§ INSTRUCTIONS TO FOLLOW
The listing below begins with the first line you should copy; stop after the line containing "const yTicks = [2, 4, 6, 8, 10];", and drop every picture.

§ COLLECTED DATA

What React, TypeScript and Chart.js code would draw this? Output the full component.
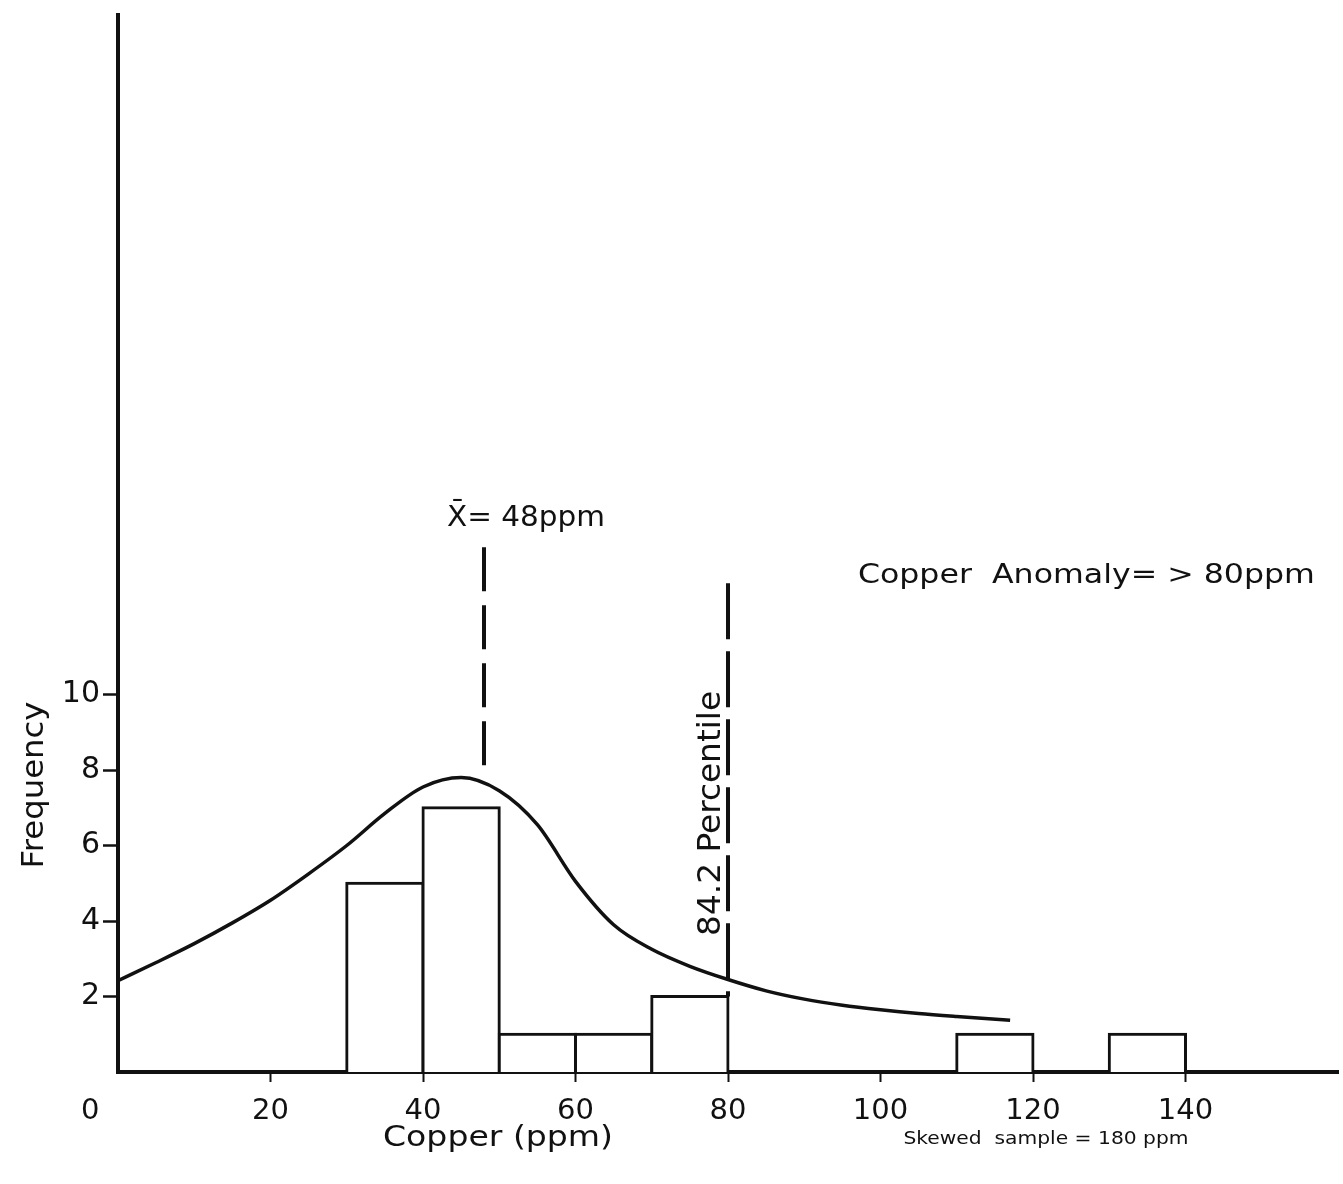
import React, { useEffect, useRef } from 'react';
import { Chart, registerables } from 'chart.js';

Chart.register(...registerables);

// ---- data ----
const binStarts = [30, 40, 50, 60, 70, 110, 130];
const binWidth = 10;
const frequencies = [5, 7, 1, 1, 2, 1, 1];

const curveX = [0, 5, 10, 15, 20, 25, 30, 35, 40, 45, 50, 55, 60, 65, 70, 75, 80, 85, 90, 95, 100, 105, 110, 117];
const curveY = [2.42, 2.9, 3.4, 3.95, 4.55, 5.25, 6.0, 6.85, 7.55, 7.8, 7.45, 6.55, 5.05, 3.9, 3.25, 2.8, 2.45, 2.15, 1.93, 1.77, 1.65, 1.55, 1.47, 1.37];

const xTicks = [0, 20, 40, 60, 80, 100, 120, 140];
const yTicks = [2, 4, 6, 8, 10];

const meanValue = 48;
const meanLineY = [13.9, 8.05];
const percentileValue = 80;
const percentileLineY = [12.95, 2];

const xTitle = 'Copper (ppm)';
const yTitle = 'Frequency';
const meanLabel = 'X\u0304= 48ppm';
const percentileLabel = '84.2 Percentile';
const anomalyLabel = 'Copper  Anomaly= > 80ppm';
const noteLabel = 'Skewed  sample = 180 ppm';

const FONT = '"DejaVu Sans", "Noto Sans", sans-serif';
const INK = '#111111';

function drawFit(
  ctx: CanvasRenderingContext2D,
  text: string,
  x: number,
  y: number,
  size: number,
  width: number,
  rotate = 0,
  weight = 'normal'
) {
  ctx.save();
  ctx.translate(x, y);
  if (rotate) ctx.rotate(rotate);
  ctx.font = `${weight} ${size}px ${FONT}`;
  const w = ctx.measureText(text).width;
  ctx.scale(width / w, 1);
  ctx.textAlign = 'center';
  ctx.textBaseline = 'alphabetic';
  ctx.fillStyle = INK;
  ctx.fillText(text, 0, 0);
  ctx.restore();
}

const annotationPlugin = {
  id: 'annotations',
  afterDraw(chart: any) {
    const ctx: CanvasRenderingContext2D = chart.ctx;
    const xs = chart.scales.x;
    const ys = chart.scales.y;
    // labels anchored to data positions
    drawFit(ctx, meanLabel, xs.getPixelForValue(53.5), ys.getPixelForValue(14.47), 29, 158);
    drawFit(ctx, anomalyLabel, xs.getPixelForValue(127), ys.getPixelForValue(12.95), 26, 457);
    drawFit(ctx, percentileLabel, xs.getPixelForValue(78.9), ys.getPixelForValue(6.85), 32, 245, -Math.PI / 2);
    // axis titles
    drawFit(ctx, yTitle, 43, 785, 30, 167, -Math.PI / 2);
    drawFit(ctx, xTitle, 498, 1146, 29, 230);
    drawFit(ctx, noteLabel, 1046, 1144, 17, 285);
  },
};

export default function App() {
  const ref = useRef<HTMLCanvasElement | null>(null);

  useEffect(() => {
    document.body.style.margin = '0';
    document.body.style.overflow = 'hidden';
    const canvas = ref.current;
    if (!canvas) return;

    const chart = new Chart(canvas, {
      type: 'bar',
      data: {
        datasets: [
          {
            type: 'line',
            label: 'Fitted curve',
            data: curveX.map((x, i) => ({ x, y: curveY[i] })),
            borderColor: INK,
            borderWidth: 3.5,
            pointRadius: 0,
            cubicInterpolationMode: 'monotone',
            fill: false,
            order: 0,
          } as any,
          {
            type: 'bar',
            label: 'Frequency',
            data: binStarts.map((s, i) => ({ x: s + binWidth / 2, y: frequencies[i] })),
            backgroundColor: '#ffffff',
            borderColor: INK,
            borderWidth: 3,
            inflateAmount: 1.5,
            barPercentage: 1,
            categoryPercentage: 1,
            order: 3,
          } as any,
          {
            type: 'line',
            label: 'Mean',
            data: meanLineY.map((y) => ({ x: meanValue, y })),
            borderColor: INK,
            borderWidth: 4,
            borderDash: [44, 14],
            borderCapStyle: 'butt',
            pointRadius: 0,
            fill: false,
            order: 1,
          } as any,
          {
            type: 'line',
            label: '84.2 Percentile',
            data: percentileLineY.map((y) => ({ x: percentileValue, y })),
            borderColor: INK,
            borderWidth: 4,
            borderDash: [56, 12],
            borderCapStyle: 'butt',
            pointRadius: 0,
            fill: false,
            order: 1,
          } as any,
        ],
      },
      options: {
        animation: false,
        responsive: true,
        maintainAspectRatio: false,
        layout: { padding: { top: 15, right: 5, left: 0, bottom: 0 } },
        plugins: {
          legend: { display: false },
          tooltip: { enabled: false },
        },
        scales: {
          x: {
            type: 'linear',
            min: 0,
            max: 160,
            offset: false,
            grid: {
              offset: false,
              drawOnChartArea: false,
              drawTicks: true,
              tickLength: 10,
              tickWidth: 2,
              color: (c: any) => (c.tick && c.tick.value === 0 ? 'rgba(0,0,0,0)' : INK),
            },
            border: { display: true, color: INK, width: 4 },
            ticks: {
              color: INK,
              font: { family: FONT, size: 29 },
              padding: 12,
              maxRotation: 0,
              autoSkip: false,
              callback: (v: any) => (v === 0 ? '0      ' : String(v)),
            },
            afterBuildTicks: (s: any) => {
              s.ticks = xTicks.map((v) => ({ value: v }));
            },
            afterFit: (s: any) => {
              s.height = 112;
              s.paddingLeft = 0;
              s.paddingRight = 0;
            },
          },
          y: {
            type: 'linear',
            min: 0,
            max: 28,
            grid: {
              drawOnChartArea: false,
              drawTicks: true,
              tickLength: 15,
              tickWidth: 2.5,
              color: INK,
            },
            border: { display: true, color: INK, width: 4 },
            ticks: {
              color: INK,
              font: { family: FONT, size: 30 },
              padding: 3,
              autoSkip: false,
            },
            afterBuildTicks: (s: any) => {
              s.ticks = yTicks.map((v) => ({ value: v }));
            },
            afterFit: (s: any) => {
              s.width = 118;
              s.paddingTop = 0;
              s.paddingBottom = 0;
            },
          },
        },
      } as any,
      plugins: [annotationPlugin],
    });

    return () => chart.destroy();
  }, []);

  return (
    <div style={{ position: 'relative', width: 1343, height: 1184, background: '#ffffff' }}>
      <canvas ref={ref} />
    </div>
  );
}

§ SOLUTION TO THE EXERCISE
What React, TypeScript and Chart.js code would draw this? Output the full component.
import React, { useEffect, useRef } from 'react';
import { Chart, registerables } from 'chart.js';

Chart.register(...registerables);

// ---- data ----
const binStarts = [30, 40, 50, 60, 70, 110, 130];
const binWidth = 10;
const frequencies = [5, 7, 1, 1, 2, 1, 1];

const curveX = [0, 5, 10, 15, 20, 25, 30, 35, 40, 45, 50, 55, 60, 65, 70, 75, 80, 85, 90, 95, 100, 105, 110, 117];
const curveY = [2.42, 2.9, 3.4, 3.95, 4.55, 5.25, 6.0, 6.85, 7.55, 7.8, 7.45, 6.55, 5.05, 3.9, 3.25, 2.8, 2.45, 2.15, 1.93, 1.77, 1.65, 1.55, 1.47, 1.37];

const xTicks = [0, 20, 40, 60, 80, 100, 120, 140];
const yTicks = [2, 4, 6, 8, 10];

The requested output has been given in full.